(Work instructions): State how many lines contain the string "this", and write nothing else.

(Records for the exercise):
--

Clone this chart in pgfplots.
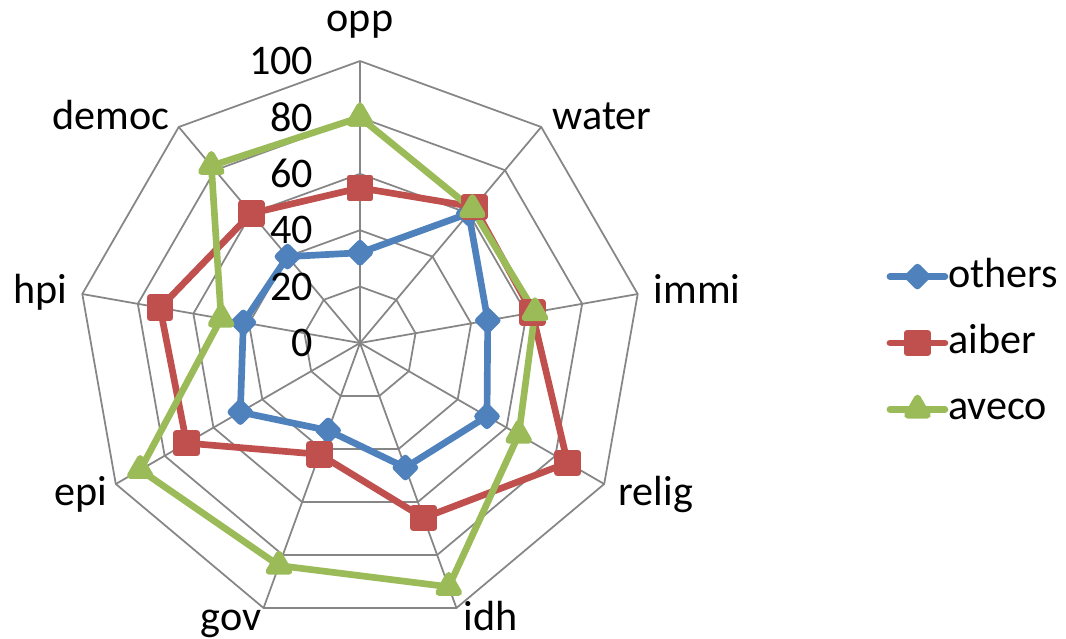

--

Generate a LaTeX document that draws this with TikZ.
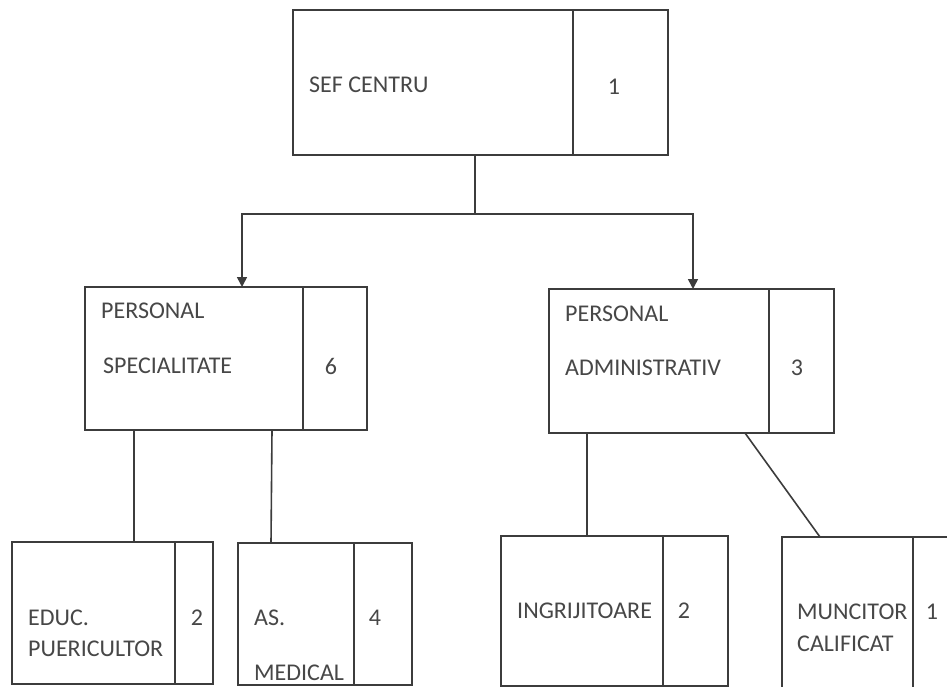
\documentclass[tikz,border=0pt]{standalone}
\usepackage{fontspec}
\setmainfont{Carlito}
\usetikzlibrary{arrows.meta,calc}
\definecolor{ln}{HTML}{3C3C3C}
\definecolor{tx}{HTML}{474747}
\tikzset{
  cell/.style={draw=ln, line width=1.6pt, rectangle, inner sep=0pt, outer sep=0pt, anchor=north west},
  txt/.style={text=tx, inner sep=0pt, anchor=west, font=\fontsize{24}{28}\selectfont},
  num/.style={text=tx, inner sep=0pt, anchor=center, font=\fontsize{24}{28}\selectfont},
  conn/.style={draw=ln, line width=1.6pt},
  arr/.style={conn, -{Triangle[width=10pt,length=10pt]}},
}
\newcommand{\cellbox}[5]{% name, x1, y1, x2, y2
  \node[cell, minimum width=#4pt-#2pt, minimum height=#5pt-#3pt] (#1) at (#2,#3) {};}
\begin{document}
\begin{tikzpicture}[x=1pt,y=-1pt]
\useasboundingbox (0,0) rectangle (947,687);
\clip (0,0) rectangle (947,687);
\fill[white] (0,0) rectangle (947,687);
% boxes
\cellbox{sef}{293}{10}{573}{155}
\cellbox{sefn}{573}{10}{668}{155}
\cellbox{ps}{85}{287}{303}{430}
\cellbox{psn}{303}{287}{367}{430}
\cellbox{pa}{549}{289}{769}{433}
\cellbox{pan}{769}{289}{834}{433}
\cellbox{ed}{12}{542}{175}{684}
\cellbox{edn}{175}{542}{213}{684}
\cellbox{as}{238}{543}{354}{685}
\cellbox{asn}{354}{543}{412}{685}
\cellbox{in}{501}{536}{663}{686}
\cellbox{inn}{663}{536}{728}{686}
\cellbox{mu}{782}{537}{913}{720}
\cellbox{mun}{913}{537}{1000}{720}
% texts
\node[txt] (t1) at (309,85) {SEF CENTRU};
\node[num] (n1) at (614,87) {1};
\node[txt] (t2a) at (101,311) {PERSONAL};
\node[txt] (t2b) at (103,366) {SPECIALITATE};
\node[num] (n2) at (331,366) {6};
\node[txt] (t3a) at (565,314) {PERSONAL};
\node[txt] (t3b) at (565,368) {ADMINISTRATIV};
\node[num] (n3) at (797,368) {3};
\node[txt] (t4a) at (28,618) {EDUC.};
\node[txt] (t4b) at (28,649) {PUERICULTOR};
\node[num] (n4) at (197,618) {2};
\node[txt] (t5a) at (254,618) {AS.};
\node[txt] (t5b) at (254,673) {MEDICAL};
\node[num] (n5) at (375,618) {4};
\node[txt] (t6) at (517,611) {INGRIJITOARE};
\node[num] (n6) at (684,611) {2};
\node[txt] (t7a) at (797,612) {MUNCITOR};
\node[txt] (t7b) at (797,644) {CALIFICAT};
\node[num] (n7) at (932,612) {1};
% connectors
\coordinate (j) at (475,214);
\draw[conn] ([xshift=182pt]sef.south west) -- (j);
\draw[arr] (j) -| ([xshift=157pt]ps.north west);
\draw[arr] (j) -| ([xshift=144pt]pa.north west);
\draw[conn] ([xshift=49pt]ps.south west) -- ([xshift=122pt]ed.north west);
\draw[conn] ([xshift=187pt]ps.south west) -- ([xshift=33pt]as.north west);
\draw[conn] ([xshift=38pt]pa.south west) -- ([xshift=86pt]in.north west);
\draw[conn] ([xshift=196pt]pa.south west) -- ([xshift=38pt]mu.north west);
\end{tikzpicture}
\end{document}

--

(In response): 2